- Sarposa Prison: Part of the War in Afghanistan (2001–present)
| Location | Kandahar, Afghanistan31°37′08″N 65°40′05″E﻿ / ﻿31.61889°N 65.66806°E |

= Sarposa prison tunneling escape of 2011 =

Prison escape in Afghanistan

The Sarposa Prison tunneling escape was the escape of around 475 prisoners from Sarposa Prison in Kandahar in April 2011 by a tunnel dug from the outside. At least 71 of the escapees were reportedly recaptured within days.

==Escape==
The facility previously experienced a jailbreak in June 2008, after a truck bomb breached the walls and allowed 1,000 prisoners to escape.

The escape was facilitated by a tunnel built by the Taliban over several months. It was over a hundred meters long, and used sophisticated techniques involving electricity, ventilation, and potentially the assistance of engineers. The tunnel ended in a house outside the prison that had been searched by security forces just two and a half months prior, yet with no suspicious activity was reported. Reports have speculated whether it would have been possible to conduct the substantial earth-removal required for the construction of the tunnel without security forces being alerted.

On the day of the escape, militants ferried away the prisoners, mostly former Taliban members, over a period of 4 and a half hours.

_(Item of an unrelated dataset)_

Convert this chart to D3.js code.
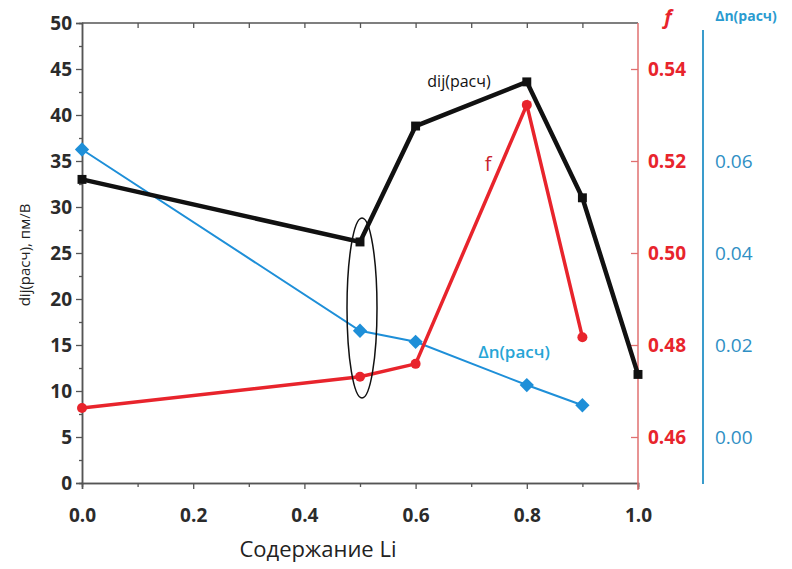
<!DOCTYPE html>
<meta charset="utf-8">
<title>dij, f, Δn vs Li</title>
<script src="https://d3js.org/d3.v7.min.js"></script>
<style>
	body { margin: 0; background: #fff; font-family: "Open Sans", sans-serif; }
	svg text { font-family: "Open Sans", sans-serif; }
</style>
<div id="chart"></div>
<script>

// содержание Li
var li = [0.0, 0.5, 0.6, 0.8, 0.9, 1.0];
// dij(расч), пм/В
var dij = [33.0, 26.2, 38.8, 43.6, 31.0, 11.8];
// f
var liF = [0.0, 0.5, 0.6, 0.8, 0.9];
var fVals = [0.4663, 0.4731, 0.4759, 0.5322, 0.4817];
// Δn(расч)
var liDn = [0.0, 0.5, 0.6, 0.8, 0.9];
var dn = [0.0625, 0.0231, 0.0207, 0.0113, 0.0069];

var xTicks = [0, 0.2, 0.4, 0.6, 0.8, 1.0];
var yTicks = [0, 5, 10, 15, 20, 25, 30, 35, 40, 45, 50];
var fTicks = [0.46, 0.48, 0.50, 0.52, 0.54];
var dnTicks = [0.00, 0.02, 0.04, 0.06];

var W = 792, H = 569;
var svg = d3.select("#chart").append("svg")
	.attr("width", W).attr("height", H);

var x = d3.scaleLinear().domain([0, 1]).range([82, 638]);
var y = d3.scaleLinear().domain([0, 50]).range([483, 23]);
var yF = d3.scaleLinear().domain([0.45, 0.55]).range([483, 23]);
var yDn = d3.scaleLinear().domain([-0.01, 0.09]).range([483, 23]);

var axisGrey = "#555";

// левая ось
svg.append("g").attr("transform", "translate(82,0)")
	.call(d3.axisLeft(y).tickValues(d3.range(2.5, 50, 5)).tickSize(3).tickFormat(""));
var gLeft = svg.append("g").attr("transform", "translate(82,0)")
	.call(d3.axisLeft(y).tickValues(yTicks).tickSize(6).tickPadding(4).tickFormat(d3.format("d")));
gLeft.selectAll("text").attr("font-size", 19).attr("font-weight", "bold").attr("fill", "#2b2b2b")
	.attr("font-family", "Open Sans");

// нижняя ось
svg.append("g").attr("transform", "translate(0,483)")
	.call(d3.axisBottom(x).tickValues(d3.range(0.1, 1, 0.2)).tickSize(4).tickFormat(""));
var gBottom = svg.append("g").attr("transform", "translate(0,483)")
	.call(d3.axisBottom(x).tickValues(xTicks).tickSize(6).tickPadding(20).tickFormat(d3.format(".1f")));
gBottom.selectAll("text").attr("font-size", 19).attr("font-weight", "bold").attr("fill", "#2b2b2b")
	.attr("font-family", "Open Sans");

// верхняя рамка
svg.append("g").attr("transform", "translate(0,23)")
	.call(d3.axisBottom(x).tickValues(d3.range(0.1, 1.0, 0.1)).tickSize(5).tickFormat(""))
	.select(".domain").remove();
svg.append("line").attr("x1", 82).attr("x2", 638).attr("y1", 23).attr("y2", 23)
	.attr("stroke", axisGrey).attr("stroke-width", 1.5);

svg.selectAll(".domain").attr("stroke", axisGrey).attr("stroke-width", 1.5);
svg.selectAll(".tick line").attr("stroke", axisGrey).attr("stroke-width", 1.3);

// правая ось f (красная)
var red = "#e8242c";
var gF = svg.append("g").attr("transform", "translate(638,0)");
gF.call(d3.axisLeft(yF).tickValues(d3.range(0.47, 0.55, 0.02)).tickSize(5).tickFormat(""));
gF.call(d3.axisLeft(yF).tickValues(fTicks).tickSize(7).tickFormat(""));
gF.selectAll(".domain").remove();
gF.selectAll(".tick line").attr("stroke", "#e07070").attr("stroke-width", 1.3);
gF.append("line").attr("x1", 0).attr("x2", 0).attr("y1", 23).attr("y2", 490)
	.attr("stroke", "#e07070").attr("stroke-width", 1.5);
gF.selectAll(".flabel").data(fTicks).enter().append("text")
	.attr("class", "flabel")
	.attr("x", 10).attr("y", function(d) { return yF(d); })
	.attr("dy", "0.35em")
	.attr("text-anchor", "start")
	.attr("font-family", "Open Sans")
	.attr("font-size", 19).attr("font-weight", "bold").attr("fill", red)
	.text(d3.format(".2f"));
svg.append("text").attr("x", 668).attr("y", 24)
	.attr("text-anchor", "middle")
	.attr("font-family", "DejaVu Serif").attr("font-style", "italic").attr("font-weight", "bold")
	.attr("font-size", 20).attr("fill", red).text("f");

// правая ось Δn (голубая)
var blue = "#2f8fc4";
svg.append("line").attr("x1", 703).attr("x2", 703).attr("y1", 30).attr("y2", 484)
	.attr("stroke", "#3a9ccc").attr("stroke-width", 2);
svg.selectAll(".dnlabel").data(dnTicks).enter().append("text")
	.attr("class", "dnlabel")
	.attr("x", 715).attr("y", function(d) { return yDn(d); })
	.attr("dy", "0.35em")
	.attr("font-size", 19).attr("fill", blue)
	.text(d3.format(".2f"));
svg.append("text").attr("x", 746).attr("y", 21)
	.attr("text-anchor", "middle")
	.attr("font-size", 14).attr("font-weight", "bold").attr("fill", "#2a9bd0")
	.text("Δn(расч)");

// подписи осей
svg.append("text")
	.attr("transform", "translate(30,255) rotate(-90)")
	.attr("text-anchor", "middle")
	.attr("font-size", 15).attr("fill", "#222")
	.text("dij(расч), пм/В");
svg.append("text").attr("x", 318).attr("y", 557)
	.attr("text-anchor", "middle")
	.attr("font-size", 22).attr("fill", "#222")
	.text("Содержание Li");

// линии данных
var lineBlue = "#1e8fd8";
svg.append("path")
	.datum(d3.zip(liDn, dn))
	.attr("fill", "none").attr("stroke", lineBlue).attr("stroke-width", 2)
	.attr("d", d3.line().x(function(d) { return x(d[0]); }).y(function(d) { return yDn(d[1]); }));

svg.append("path")
	.datum(d3.zip(liF, fVals))
	.attr("fill", "none").attr("stroke", red).attr("stroke-width", 3.5)
	.attr("d", d3.line().x(function(d) { return x(d[0]); }).y(function(d) { return yF(d[1]); }));

svg.append("path")
	.datum(d3.zip(li, dij))
	.attr("fill", "none").attr("stroke", "#111").attr("stroke-width", 4.5)
	.attr("d", d3.line().x(function(d) { return x(d[0]); }).y(function(d) { return y(d[1]); }));

// маркеры
svg.selectAll(".sq").data(d3.zip(li, dij)).enter().append("path")
	.attr("class", "sq")
	.attr("transform", function(d) { return "translate(" + x(d[0]) + "," + y(d[1]) + ")"; })
	.attr("d", d3.symbol().type(d3.symbolSquare).size(80))
	.attr("fill", "#111");

svg.selectAll(".ci").data(d3.zip(liF, fVals)).enter().append("circle")
	.attr("class", "ci")
	.attr("cx", function(d) { return x(d[0]); })
	.attr("cy", function(d) { return yF(d[1]); })
	.attr("r", 5).attr("fill", red);

svg.selectAll(".di").data(d3.zip(liDn, dn)).enter().append("path")
	.attr("class", "di")
	.attr("transform", function(d) { return "translate(" + x(d[0]) + "," + yDn(d[1]) + ")"; })
	.attr("d", d3.symbol().type(d3.symbolDiamond2).size(130))
	.attr("fill", lineBlue);

// эллипс вокруг x = 0.5
svg.append("ellipse")
	.attr("cx", x(0.5) + 2).attr("cy", 308)
	.attr("rx", 15).attr("ry", 90)
	.attr("fill", "none").attr("stroke", "#111").attr("stroke-width", 1.5);

// подписи серий
svg.append("text").attr("x", 459).attr("y", 87)
	.attr("text-anchor", "middle").attr("font-size", 16).attr("fill", "#111")
	.text("dij(расч)");
svg.append("text").attr("x", 488).attr("y", 171)
	.attr("text-anchor", "middle").attr("font-size", 20).attr("fill", "#c8242c")
	.text("f");
svg.append("text").attr("x", 514).attr("y", 358)
	.attr("text-anchor", "middle").attr("font-size", 17).attr("font-weight", "600").attr("fill", "#27a5d6")
	.text("Δn(расч)");

</script>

Before the Afghan government became aware of the attacks, Taliban spokesperson Zaibullah Mujahid claimed responsibility for the operation. Mujahid claimed that the operation was conducted between 11 p.m. and 3 a.m., and had freed approximately 100 Taliban commanders. He also claimed that there had been suicide bombers standing by to distract officials, but they had not been needed.

Ultimately, around 475 prisoners at the central jail managed to escape. At least 71 of the escaped prisoners were reportedly recaptured.

==Reactions==

Wahid Omar, spokesperson for Afghani president Hamid Karzai, stated:

This is a blow. A prison break of this magnitude of course points to vulnerability and we need to accept this, what made this incident of this magnitude to happen. We'll come back with more details as to what exactly happened and what we're doing to correct it.

Pentagon Spokesperson Col Dave Lapan said that the Afghan government had not asked for US assistance in their investigation.

The head of the team investigating the escape, Mohammed Tahir, further cemented the likelihood of complicity from a number of people. He described the tunnel as so carefully planned and sophisticated that it appeared that engineers, not merely men with shovels, must have been involved. "The tunnel was dug in a very professional way," said Tahir. "They have used an electrical system and a ventilation system and small shovels and pickaxes for digging and wheelbarrows for removing the soil."

Some escapees discussed the fact that "friends" had supplied keys and aided in the escape.